Melanie Morrissey Clark

Caregivers Deserve Paid Sick Leave

Photo by Ben Semisch

The young mother working full-time for a package delivery service told me her story anonymously, fearing she would lose her job for speaking out publicly. She had two young children, and she was struggling. Her employer didn’t offer any paid sick leave, so every time one of her kids got sick, she had to choose between losing a day’s pay or sending them to school. Usually, she sent them to school, but worried this could make her children even sicker. She also felt guilty knowing they were spreading illnesses to other children.

Well-check visits with doctors and dentists were almost impossible to schedule, which made her feel like she wasn’t doing her job as a mother. The stress was weighing heavily on her, but she needed her paycheck to pay rent and put food on the table.

When I wrote this story on paid sick leave for Today’s Omaha Woman in 2001, the company this woman worked for wasn’t required to offer paid sick leave. So, they didn’t. Unfortunately, not much has changed in more than two decades.

Although nearly 80 percent of school-age children in Nebraska have working parents, most of them don’t have access to any paid sick days. Parents are forced to choose between losing pay and sending sick children to school, over and over again.

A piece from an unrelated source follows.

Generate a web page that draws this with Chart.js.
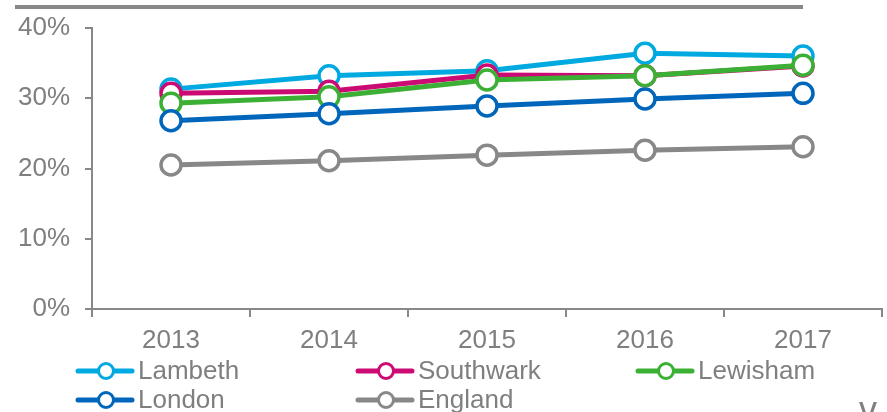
<!DOCTYPE html>
<html>
<head>
<meta charset="utf-8">
<script src="https://cdn.jsdelivr.net/npm/chart.js@4/dist/chart.umd.min.js"></script>
<style>
    body { margin: 0; background: #fff; }
    #wrap { position: relative; width: 887px; height: 412px; overflow: hidden; }
    #topline { position: absolute; left: 15px; top: 5px; width: 788px; height: 4px; background: #888; }
    #corner { position: absolute; left: 859px; top: 389px; font: 36px "Liberation Sans", Arial, sans-serif; color: #7f7f7f; }
</style>
</head>
<body>
<div id="wrap">
    <canvas id="lineChart" width="887" height="412"></canvas>
    <div id="topline"></div>
    <span id="corner">v</span>
</div>
<script>
"use strict";

// data
const years = ['2013', '2014', '2015', '2016', '2017'];
const lambeth = [31.3, 33.2, 33.9, 36.4, 36.0];
const southwark = [30.7, 31.0, 33.3, 33.2, 34.6];
const lewisham = [29.3, 30.2, 32.6, 33.2, 34.7];
const london = [26.8, 27.8, 28.9, 29.9, 30.7];
const england = [20.5, 21.1, 21.9, 22.6, 23.1];
const yTicks = [0, 10, 20, 30, 40];

const grey = '#7f7f7f';
const font = '"Liberation Sans", Arial, sans-serif';

function makeSet(label, data, color, order) {
    return {
        label: label,
        data: data,
        borderColor: color,
        backgroundColor: color,
        borderWidth: 5,
        pointRadius: 10,
        pointBorderWidth: 3.5,
        pointBackgroundColor: '#fff',
        pointBorderColor: color,
        order: order
    };
}

const sets = [
    makeSet('Lambeth', lambeth, '#00a9e0', 5),
    makeSet('Southwark', southwark, '#cc0a73', 4),
    makeSet('Lewisham', lewisham, '#3cb035', 3),
    makeSet('London', london, '#0066bb', 2),
    makeSet('England', england, '#888888', 1)
];

// egen legend, tre kolumner
const legendPlugin = {
    id: 'gridLegend',
    afterDraw(chart) {
        const ctx = chart.ctx;
        ctx.save();
        ctx.font = '26px ' + font;
        ctx.textBaseline = 'middle';
        sets.forEach((s, i) => {
            const x = 78 + (i % 3) * 280;
            const y = 371 + Math.floor(i / 3) * 29;
            ctx.strokeStyle = s.borderColor;
            ctx.lineWidth = 5;
            ctx.lineCap = 'round';
            ctx.beginPath();
            ctx.moveTo(x, y);
            ctx.lineTo(x + 54, y);
            ctx.stroke();
            ctx.beginPath();
            ctx.arc(x + 28, y, 7.5, 0, Math.PI * 2);
            ctx.fillStyle = '#fff';
            ctx.fill();
            ctx.lineWidth = 3;
            ctx.stroke();
            ctx.fillStyle = grey;
            ctx.fillText(s.label, x + 60, y + 1);
        });
        ctx.restore();
    }
};

new Chart(document.getElementById('lineChart'), {
    type: 'line',
    data: {
        labels: years,
        datasets: sets
    },
    options: {
        responsive: false,
        animation: false,
        layout: { autoPadding: false, padding: { top: 26, right: 5, left: 0, bottom: 0 } },
        plugins: {
            legend: { display: false },
            tooltip: { enabled: false }
        },
        scales: {
            x: {
                offset: true,
                grid: { offset: true, drawOnChartArea: false, tickLength: 8, color: '#888', lineWidth: 2 },
                border: { color: '#888', width: 2 },
                ticks: { color: grey, font: { size: 26, family: font, lineHeight: '48px' }, padding: 0 },
                afterFit(scale) { scale.height = 103; }
            },
            y: {
                min: 0,
                max: 40,
                afterBuildTicks(scale) { scale.ticks = yTicks.map(v => ({ value: v })); },
                grid: { drawOnChartArea: false, tickLength: 7, color: '#888', lineWidth: 2 },
                border: { color: '#888', width: 2 },
                ticks: {
                    color: grey,
                    font: { size: 26, family: font, lineHeight: 1 },
                    padding: 15,
                    callback: v => v + '%'
                },
                afterFit(scale) { scale.width = 92; }
            }
        }
    },
    plugins: [legendPlugin]
});
</script>
</body>
</html>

Paid sick leave policies improve the health of families and advance gender equity. Women are still typically the primary caregivers for children and aging parents. Yet 43 percent of working mothers don’t have access to paid sick leave. This includes 54 percent of Latina mothers and 42 percent of Black mothers.

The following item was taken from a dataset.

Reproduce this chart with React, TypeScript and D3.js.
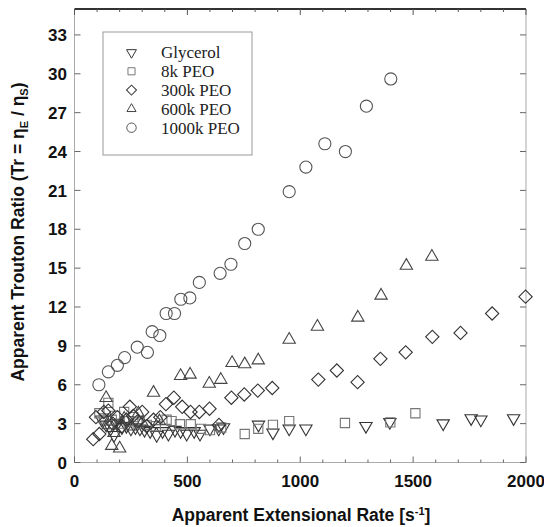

In November of 2024, Nebraskans will have the chance to vote on whether businesses should offer paid sick leave to their employees. If voters pass this initiative, Nebraska businesses would be required to offer paid sick leave. But employees would have to earn these hours: One hour of paid sick leave for every 30 hours worked and employers cannot retaliate against employees who use paid sick time. The law wouldn’t go into effect until October 1, 2025.

This is a change that is long overdue, and one that will make a significant impact on the health and well-being of entire families living in our state.

Advocating for positive changes that impact the lives of our neighbors is what this magazine, and the work of the Women’s Fund, is all about. On these pages, we feature women who are leading change in a variety of areas in our community, detailing their journeys and celebrating their wins.

But these women aren’t the only ones who can make a difference. Nebraskans from all walks of life make their voices heard when they vote in elections. Your vote matters—on ballot initiatives like paid sick leave and in every political race.

We live in a time when it’s easy to feel defeated and despairing. The challenges we face sometimes seem daunting. But never give up hope, and never stop trying. The seemingly smallest act can make a huge difference in someone else’s life. Or even in your own.